Goal: Your answer should consist solely of the lines from the one with "Write a Python" through the one with "25.5, 29.5, 33.0, 42.7, 52.9, 58.9, 65.5, 81.2, 100.6, 110.0]", copied exactly, endpoints included.
+ + +
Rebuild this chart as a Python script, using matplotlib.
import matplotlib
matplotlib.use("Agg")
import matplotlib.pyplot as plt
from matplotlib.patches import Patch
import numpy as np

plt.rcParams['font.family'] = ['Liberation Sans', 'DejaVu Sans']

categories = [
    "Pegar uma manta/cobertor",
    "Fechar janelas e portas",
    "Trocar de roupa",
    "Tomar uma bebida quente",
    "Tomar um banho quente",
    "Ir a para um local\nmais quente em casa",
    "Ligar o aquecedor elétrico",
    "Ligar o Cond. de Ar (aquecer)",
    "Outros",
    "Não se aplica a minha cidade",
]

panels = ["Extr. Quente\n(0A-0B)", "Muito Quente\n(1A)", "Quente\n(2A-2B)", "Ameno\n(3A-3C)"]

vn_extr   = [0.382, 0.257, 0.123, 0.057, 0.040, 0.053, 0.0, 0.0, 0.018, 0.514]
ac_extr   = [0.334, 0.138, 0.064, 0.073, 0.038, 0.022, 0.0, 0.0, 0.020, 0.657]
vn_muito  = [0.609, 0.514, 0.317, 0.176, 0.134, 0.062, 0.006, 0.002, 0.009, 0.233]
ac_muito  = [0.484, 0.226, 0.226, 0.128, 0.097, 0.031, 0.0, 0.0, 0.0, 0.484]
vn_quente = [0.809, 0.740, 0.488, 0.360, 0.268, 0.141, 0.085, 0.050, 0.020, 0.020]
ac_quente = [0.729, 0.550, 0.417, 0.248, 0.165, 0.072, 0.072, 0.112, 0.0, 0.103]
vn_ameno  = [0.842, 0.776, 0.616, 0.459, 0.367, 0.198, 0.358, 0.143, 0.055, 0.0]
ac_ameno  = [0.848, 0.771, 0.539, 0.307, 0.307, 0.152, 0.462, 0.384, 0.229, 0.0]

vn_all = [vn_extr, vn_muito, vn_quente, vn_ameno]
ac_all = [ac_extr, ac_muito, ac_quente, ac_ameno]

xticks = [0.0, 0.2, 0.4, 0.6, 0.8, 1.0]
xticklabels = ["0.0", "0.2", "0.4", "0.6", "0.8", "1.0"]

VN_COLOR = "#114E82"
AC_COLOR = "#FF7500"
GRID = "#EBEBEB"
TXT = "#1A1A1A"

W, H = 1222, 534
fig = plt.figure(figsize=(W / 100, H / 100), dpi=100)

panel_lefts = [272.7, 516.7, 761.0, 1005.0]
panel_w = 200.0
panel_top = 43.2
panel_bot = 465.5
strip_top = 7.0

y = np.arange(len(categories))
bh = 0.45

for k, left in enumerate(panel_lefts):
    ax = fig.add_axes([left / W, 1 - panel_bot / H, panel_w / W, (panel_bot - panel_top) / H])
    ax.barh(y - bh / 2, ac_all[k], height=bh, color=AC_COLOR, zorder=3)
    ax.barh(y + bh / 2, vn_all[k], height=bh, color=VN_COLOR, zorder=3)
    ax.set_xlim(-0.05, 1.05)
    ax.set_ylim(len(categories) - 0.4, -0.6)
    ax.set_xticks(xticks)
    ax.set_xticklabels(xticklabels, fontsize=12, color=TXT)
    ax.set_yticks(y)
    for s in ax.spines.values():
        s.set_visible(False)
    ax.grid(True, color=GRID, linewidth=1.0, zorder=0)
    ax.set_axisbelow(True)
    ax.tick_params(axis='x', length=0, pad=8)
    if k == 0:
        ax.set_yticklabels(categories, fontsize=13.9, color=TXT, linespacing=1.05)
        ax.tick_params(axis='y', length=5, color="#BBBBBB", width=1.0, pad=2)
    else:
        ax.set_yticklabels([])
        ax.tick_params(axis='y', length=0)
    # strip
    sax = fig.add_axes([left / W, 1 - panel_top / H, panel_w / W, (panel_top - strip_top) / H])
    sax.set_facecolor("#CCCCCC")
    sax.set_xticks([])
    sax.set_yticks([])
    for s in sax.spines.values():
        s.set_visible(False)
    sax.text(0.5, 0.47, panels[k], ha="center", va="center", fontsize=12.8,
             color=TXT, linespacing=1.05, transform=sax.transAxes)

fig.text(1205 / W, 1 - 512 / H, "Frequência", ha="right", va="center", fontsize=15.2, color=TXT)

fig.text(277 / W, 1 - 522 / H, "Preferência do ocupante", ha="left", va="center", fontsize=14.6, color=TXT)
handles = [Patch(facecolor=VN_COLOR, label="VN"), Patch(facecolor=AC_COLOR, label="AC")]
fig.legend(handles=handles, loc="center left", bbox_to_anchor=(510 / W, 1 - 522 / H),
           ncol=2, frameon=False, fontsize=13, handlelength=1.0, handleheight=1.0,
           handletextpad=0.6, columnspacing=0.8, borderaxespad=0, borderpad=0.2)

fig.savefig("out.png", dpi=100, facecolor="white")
+ + +
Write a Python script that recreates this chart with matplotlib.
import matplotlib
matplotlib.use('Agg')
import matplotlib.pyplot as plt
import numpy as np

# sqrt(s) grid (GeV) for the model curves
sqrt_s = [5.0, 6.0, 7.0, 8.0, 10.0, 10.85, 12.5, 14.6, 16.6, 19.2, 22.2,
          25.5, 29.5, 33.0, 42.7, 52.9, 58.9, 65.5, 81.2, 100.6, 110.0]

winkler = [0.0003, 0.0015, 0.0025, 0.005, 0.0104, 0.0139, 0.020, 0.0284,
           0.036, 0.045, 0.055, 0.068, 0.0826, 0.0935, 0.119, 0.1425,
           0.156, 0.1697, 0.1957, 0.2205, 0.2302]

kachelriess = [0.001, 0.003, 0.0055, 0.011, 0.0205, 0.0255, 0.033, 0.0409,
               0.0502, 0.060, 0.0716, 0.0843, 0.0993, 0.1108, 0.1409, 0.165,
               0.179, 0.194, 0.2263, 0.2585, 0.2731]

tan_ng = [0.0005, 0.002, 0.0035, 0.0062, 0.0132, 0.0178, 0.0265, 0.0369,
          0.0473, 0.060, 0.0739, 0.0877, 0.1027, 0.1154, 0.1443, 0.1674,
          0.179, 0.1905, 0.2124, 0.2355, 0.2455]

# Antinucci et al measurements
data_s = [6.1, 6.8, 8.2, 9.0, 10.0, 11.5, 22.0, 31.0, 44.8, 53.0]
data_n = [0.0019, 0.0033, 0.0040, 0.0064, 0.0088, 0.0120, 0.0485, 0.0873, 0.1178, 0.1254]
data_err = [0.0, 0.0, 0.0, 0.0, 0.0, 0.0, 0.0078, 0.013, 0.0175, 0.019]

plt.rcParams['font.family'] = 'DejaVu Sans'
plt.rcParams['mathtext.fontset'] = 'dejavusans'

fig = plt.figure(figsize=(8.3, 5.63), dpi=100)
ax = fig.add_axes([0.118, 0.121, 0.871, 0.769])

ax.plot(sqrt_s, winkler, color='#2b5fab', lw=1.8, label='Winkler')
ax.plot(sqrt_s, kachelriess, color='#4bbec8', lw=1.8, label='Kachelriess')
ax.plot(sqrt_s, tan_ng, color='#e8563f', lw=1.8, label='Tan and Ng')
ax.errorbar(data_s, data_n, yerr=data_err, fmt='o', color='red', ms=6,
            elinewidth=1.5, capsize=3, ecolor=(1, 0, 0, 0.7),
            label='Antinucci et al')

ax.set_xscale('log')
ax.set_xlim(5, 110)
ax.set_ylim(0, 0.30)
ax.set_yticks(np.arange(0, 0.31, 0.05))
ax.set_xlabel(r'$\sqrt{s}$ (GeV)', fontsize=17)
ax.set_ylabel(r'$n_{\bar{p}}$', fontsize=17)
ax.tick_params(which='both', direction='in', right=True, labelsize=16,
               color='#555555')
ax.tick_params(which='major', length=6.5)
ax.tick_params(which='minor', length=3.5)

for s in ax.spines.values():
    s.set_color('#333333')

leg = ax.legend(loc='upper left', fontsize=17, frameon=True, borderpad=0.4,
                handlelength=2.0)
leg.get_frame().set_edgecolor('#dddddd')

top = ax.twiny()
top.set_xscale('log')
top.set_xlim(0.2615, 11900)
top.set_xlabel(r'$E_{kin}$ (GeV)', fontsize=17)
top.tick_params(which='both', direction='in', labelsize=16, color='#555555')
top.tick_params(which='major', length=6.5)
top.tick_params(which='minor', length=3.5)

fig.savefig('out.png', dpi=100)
+ + +
Reply:
Write a Python script that recreates this chart with matplotlib.
import matplotlib
matplotlib.use('Agg')
import matplotlib.pyplot as plt
import numpy as np

# sqrt(s) grid (GeV) for the model curves
sqrt_s = [5.0, 6.0, 7.0, 8.0, 10.0, 10.85, 12.5, 14.6, 16.6, 19.2, 22.2,
          25.5, 29.5, 33.0, 42.7, 52.9, 58.9, 65.5, 81.2, 100.6, 110.0]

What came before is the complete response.